Можно, впрочем, сказать, что Запад, и особенно Европа, такой сложный организм, что всегда существует как бы на грани болезни — сегодняшняя хворь ничем не поразительна. Ну да, больной отупел от лекарств — но так с ним уже бывало. Осовевший, с мутными глазами, перекушавши либерализма, сидит здоровый детина в палате и икает. Он хочет выразить себя, ему дают бумагу, карандаш, и мутный детина рисует квадратики. Врачи смотрят на него с сожалением: неужели совсем отупел? Неужели дебил? Но ничего, обойдется, с детиной это бывало прежде, он то в запой ударялся, то в Крестовый поход. Запад — это вполне реальный исторический организм, отнюдь не утопия. Со святыми, с развратными папами, с учеными, с жонглерами, с крестовыми походами, с фашизмом, нацизмом, коммунизмом, коллаборационизмом, колониализмом, банками, рентами, процентами, дивидендами, великой философией — это все Запад. И другого нет, и не надо другой придумывать. Не было гуманистического Запада никогда — разве что однажды, при дворе Лоренцо Великолепного, в сияющей апельсиновой Флоренции, разве что в отдельно взятой Платоновской академии, да еще в Веймаре, избравшей мудреца Гете министром, — немного в истории таких примеров, раз-два, и обчелся. В сущности, гуманизма на Западе всегда было немного, едва хватало на один глоток Запад — хищное и жадное мировое животное, а гуманизм живет в его шерсти скорее по недосмотру, чем специально. Но и этой малости достаточно.
Все дурное, что происходит сегодня в мире, происходит оттого, что гуманистическая составляющая на Западе вдруг иссякла, ее заменили на резиновый суррогат, на Суп Кемпбелл, языческий тотем, на какую-то дрянь. Вроде бы пустяк, подумаешь — гуманистическое искусство! — но, лишившись этого пустяка, мир испортился.
История западного искусства (а с искусством — и всего западного мира) оказалась в положении Римской империи, стремительно распавшейся на племена и расползающейся на малые народности с местными царьками, провинциальными наречиями и локальными кумирами. Каждый маленький стиль или движение — суть племя, и история искусств живет по родоплеменным законам. Для этого культурного трейболизма, для этих племен с их божками-кумирами построены и музеи-капища и совершаются денежные приношения.
Облекши свой свободный дух в форму неоязычества, Запад тем самым передал сакральные, метафизические и духовные функции — религиозному Востоку. В противопоставлении своего прогрессивного искусства — Востоку, Запад (и прежде всего Америка) стал выступать как Рим по отношению к Иерусалиму (с той, разумеется, поправкой, что этот Иерусалим сейчас представлен исламским фундаментализмом и евразийским язычеством). Так, последовательным ходом событий, Запад стал готовить себе врагов в лице лидеров «консервативной революции», идеологов «третьего пути». Причем, на этот раз потенция и поступательная сила не на стороне Запада, и виноват в этом он сам.

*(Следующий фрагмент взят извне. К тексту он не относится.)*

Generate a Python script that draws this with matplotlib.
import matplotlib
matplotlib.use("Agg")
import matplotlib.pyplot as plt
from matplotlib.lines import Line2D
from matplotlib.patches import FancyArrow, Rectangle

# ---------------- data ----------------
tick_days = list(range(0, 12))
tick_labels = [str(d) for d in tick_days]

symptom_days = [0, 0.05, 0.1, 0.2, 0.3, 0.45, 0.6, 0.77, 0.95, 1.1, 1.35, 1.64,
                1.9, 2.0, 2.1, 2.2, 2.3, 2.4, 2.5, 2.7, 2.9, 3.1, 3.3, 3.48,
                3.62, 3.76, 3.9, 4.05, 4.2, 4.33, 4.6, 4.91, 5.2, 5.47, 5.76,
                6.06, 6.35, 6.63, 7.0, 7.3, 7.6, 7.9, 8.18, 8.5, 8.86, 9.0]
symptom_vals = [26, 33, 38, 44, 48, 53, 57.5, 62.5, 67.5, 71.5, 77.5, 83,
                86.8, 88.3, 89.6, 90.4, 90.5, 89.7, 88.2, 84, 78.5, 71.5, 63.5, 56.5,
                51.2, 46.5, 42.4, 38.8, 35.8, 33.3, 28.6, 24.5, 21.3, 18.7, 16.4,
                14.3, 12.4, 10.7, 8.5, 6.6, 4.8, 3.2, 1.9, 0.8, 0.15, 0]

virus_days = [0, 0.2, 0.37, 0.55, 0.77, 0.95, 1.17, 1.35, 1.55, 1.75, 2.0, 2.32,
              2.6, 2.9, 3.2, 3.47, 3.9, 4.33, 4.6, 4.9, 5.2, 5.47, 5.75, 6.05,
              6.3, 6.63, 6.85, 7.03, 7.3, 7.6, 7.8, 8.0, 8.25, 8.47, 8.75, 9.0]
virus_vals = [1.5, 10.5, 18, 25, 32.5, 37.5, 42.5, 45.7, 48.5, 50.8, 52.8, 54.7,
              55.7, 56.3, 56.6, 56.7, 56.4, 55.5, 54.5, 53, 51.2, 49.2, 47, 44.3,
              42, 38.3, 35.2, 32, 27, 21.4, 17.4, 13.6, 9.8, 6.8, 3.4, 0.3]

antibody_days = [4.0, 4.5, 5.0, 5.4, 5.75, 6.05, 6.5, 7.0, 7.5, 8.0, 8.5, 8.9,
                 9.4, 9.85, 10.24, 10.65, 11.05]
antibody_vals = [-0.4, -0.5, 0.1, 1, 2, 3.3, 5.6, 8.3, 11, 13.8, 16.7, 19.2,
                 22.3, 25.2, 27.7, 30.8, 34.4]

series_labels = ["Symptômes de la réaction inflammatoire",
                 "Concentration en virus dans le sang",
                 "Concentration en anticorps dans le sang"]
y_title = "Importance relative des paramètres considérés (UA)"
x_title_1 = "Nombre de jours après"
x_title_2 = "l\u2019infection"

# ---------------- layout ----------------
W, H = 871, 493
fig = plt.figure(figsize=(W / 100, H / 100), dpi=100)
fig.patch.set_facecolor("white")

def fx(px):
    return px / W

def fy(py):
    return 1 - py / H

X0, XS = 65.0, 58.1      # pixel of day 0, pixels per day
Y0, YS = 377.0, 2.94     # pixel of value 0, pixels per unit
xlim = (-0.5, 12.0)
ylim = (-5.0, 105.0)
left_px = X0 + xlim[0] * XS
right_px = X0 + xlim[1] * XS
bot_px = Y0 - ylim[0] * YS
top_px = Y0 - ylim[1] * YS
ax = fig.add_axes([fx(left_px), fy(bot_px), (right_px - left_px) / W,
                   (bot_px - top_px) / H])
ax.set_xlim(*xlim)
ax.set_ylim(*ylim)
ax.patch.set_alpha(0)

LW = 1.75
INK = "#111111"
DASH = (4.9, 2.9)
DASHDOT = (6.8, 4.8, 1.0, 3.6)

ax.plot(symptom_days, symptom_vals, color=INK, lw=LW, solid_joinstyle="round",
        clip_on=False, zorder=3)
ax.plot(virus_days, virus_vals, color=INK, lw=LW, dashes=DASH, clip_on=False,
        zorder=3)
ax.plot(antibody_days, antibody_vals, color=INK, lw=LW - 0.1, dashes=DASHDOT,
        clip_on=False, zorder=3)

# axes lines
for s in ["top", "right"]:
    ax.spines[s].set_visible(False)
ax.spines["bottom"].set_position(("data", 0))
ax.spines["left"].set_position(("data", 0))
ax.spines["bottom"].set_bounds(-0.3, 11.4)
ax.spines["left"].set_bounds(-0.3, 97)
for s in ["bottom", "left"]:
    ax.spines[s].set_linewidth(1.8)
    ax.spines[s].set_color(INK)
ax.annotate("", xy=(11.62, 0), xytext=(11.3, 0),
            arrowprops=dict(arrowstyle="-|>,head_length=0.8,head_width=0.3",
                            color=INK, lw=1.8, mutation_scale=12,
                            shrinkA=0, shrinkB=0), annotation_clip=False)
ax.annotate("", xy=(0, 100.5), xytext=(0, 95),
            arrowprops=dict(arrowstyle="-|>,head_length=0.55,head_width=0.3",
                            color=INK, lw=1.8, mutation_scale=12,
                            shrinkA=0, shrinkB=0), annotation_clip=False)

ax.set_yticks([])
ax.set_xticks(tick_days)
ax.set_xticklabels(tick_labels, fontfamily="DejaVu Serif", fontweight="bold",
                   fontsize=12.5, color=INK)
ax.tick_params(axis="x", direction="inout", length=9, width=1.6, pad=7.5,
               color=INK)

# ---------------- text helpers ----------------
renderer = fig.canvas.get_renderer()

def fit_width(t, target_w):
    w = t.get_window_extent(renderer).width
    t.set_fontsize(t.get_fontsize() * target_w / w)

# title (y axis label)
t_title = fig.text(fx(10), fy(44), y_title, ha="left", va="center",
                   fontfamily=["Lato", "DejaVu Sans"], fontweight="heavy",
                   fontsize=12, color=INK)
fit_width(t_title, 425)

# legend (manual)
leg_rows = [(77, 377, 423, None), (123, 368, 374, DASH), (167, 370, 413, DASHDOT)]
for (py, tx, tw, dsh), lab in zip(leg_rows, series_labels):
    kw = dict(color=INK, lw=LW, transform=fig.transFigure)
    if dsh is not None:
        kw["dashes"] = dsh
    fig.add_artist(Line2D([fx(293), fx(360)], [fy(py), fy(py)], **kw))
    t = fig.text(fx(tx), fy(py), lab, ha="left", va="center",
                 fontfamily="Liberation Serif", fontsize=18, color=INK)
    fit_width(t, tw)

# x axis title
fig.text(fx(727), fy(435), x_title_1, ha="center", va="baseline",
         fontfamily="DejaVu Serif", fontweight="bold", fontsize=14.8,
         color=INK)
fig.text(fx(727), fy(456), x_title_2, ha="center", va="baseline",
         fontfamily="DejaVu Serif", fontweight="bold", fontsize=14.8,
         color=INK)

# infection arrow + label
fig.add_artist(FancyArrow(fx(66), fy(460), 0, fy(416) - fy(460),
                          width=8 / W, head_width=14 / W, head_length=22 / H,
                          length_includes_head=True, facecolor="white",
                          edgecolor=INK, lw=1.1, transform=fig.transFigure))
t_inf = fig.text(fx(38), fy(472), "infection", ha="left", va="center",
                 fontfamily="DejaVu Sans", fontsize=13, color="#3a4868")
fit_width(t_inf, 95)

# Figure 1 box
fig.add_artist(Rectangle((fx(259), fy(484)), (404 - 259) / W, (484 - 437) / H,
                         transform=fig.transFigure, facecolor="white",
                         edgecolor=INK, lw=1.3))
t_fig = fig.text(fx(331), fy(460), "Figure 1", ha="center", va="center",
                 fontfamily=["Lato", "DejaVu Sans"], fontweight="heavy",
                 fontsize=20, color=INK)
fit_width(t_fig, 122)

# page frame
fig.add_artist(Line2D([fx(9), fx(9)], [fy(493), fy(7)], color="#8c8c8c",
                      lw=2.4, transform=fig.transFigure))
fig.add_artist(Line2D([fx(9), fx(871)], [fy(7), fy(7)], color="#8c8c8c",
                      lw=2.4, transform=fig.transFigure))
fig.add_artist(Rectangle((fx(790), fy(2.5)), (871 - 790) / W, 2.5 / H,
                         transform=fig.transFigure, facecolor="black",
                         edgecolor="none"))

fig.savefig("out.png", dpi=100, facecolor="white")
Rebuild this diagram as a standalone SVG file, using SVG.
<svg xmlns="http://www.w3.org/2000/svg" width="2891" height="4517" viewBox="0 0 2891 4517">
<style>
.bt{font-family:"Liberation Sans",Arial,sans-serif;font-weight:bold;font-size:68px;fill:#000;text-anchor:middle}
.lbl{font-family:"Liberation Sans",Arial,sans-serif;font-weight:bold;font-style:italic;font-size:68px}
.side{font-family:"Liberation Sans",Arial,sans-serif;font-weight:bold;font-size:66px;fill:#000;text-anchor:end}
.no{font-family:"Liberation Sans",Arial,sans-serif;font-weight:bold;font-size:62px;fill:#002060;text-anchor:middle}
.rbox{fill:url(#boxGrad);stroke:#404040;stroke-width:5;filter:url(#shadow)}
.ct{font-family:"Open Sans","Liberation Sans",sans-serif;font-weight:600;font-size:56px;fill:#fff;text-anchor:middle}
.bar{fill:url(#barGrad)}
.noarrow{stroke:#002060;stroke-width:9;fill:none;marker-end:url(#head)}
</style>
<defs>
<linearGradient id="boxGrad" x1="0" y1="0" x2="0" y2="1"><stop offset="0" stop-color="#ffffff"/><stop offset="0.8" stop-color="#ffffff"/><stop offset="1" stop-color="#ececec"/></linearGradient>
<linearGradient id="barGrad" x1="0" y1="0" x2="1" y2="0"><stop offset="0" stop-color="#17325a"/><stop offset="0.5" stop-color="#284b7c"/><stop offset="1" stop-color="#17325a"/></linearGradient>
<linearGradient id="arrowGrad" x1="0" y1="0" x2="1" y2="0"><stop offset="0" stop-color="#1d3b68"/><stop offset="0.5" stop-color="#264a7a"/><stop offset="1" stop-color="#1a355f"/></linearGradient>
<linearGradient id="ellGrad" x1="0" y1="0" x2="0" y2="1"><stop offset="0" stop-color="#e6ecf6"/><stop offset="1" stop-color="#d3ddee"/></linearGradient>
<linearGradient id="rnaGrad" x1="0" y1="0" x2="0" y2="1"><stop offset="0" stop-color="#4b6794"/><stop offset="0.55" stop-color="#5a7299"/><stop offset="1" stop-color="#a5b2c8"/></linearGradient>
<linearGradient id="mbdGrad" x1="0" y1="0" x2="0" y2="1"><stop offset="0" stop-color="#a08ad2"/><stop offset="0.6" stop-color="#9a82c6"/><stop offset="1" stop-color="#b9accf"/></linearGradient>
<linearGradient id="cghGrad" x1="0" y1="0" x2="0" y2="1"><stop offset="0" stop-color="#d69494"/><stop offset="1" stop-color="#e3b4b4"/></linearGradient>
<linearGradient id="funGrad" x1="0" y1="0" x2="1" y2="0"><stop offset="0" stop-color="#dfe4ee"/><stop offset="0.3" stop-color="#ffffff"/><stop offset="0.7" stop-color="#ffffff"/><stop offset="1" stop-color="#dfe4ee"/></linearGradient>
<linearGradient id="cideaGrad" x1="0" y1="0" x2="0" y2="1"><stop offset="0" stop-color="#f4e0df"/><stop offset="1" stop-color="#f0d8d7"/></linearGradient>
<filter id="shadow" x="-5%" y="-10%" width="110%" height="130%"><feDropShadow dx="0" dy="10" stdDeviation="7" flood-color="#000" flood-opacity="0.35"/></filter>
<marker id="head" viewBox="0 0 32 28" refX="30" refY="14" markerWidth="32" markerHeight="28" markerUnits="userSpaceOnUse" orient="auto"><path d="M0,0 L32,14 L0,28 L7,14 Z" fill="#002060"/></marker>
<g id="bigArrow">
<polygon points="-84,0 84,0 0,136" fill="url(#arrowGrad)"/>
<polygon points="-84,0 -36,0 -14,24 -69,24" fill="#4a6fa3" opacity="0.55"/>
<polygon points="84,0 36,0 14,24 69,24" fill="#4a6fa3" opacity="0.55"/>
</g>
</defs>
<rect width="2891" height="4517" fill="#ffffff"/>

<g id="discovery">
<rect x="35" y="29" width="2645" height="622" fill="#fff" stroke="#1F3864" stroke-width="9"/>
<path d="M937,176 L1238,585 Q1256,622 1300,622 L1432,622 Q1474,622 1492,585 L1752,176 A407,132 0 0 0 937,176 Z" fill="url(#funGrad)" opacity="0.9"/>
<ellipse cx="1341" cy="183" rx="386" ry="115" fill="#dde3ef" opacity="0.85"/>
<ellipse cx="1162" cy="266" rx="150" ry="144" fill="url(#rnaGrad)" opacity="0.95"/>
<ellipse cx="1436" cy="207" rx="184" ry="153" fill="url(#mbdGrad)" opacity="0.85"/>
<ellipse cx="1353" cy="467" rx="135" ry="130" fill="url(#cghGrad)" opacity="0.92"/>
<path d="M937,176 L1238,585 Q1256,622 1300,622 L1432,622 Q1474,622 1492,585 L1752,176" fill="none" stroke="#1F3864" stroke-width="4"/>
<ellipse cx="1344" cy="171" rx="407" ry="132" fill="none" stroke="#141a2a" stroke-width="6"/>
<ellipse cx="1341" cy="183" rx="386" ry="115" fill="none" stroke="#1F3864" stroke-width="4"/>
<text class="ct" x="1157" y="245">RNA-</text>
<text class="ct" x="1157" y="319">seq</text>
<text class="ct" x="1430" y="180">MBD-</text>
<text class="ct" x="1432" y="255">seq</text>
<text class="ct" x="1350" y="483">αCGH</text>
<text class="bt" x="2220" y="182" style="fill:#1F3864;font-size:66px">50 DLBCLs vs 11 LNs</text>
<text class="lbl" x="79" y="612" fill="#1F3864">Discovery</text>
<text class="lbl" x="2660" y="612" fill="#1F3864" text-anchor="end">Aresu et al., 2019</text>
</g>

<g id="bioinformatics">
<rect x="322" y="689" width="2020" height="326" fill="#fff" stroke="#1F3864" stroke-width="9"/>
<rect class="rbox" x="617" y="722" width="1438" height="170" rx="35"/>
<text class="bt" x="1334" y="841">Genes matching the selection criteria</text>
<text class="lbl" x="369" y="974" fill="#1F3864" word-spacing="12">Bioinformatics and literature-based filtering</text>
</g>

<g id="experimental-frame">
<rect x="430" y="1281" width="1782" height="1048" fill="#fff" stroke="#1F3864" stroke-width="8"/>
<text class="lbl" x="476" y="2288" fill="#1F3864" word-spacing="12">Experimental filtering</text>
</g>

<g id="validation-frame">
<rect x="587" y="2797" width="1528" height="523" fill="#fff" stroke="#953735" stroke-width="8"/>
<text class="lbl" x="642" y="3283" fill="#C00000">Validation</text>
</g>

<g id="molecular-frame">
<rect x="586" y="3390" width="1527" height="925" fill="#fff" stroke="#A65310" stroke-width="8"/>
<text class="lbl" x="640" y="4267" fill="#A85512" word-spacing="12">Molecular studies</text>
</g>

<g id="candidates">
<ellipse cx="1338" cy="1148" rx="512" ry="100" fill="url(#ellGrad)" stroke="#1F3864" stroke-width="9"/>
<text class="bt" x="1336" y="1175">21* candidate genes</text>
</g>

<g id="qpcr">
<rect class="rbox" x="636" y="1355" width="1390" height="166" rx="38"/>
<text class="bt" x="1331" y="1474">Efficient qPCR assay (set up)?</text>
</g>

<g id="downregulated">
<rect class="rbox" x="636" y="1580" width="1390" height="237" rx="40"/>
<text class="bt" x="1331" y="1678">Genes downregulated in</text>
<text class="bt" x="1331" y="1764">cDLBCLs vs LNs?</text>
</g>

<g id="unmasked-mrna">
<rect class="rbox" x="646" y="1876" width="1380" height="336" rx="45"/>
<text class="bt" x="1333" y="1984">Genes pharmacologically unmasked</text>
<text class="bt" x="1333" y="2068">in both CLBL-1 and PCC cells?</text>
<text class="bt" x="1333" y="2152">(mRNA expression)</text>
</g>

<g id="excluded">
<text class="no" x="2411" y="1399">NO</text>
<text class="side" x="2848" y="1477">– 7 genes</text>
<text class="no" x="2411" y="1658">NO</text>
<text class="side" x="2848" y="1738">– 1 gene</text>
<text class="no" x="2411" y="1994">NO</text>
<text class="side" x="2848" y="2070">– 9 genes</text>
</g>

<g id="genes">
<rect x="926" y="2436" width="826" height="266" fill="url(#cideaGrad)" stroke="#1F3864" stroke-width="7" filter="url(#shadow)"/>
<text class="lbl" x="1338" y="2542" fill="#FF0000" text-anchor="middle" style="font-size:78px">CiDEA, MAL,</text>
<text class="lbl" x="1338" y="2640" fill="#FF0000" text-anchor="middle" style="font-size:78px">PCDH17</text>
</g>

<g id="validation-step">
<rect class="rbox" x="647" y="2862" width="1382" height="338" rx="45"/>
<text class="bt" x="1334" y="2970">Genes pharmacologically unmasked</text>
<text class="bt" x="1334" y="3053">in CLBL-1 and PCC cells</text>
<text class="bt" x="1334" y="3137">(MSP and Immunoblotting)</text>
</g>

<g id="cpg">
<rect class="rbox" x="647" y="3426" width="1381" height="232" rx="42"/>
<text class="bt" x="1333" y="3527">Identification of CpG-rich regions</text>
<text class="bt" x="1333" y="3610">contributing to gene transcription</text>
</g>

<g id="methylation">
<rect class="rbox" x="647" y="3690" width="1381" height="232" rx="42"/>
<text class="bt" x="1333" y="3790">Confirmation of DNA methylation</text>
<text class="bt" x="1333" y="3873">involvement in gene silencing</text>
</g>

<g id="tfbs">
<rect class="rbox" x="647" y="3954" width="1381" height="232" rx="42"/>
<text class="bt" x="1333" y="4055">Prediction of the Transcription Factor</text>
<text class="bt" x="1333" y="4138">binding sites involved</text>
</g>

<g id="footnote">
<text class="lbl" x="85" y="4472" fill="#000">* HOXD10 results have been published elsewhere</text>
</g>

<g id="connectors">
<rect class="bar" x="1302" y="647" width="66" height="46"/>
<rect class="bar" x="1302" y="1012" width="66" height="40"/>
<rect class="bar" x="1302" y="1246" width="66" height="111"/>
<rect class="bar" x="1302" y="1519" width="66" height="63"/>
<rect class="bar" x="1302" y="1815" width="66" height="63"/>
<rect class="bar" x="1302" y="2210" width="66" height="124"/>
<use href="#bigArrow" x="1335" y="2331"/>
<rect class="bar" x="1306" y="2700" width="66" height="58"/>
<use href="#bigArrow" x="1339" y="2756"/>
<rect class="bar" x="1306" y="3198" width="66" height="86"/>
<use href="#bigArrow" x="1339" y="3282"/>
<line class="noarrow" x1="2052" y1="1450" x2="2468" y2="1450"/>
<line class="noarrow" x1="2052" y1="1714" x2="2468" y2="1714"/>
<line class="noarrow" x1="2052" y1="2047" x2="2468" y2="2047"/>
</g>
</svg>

Как известно, на Мадрид шли четыре колонны войск генерала Франко. Пятой колонной стали называть диверсантов, бивших в спину интербригадам. И все-таки авангарду — а Республика была объявлена авангардом — можно было и не проиграть, если бы не было шестой колонны. Шестой колонной был сам авангард.
Разъедая собственное общество изнутри, авангард первым способствовал своему перерождению — и тем самым падению. Так было всегда, когда фермент власти и насилия объявляли духом свободы. В равной степени с Испанской республикой — авангардом стала и франкистская Испания, понятие «авангард» мимикрировало в свою прямую противоположность.
8
В третьем томе «Капитала» есть такая фраза: «Монетарная система по преимуществу католическая, кредитная по преимуществу — протестантская. В бумажных деньгах денежное бытие товаров является лишь общественным бытием». С поправкой на кредитную систему индульгенций с этим легко согласиться. И уж совсем справедливо данное утверждение звучит по отношению к искусству авангарда — знаковой системе, которая стала идеологической скрепой крупной демократической империи.
По сути, авангард — это отрегулированная кредитная система, в которой музеи выступают в качестве банков, обеспечивающих кредит, кураторы — это брокеры, а выставки — суть залоговые аукционы. Произведения авангарда в такой же мере представляют искусство, в какой нарезанная бумага представляет золото, и сложная система взаимоотношений кураторов и директоров музеев в точности копирует многоступенчатую систему кредитования.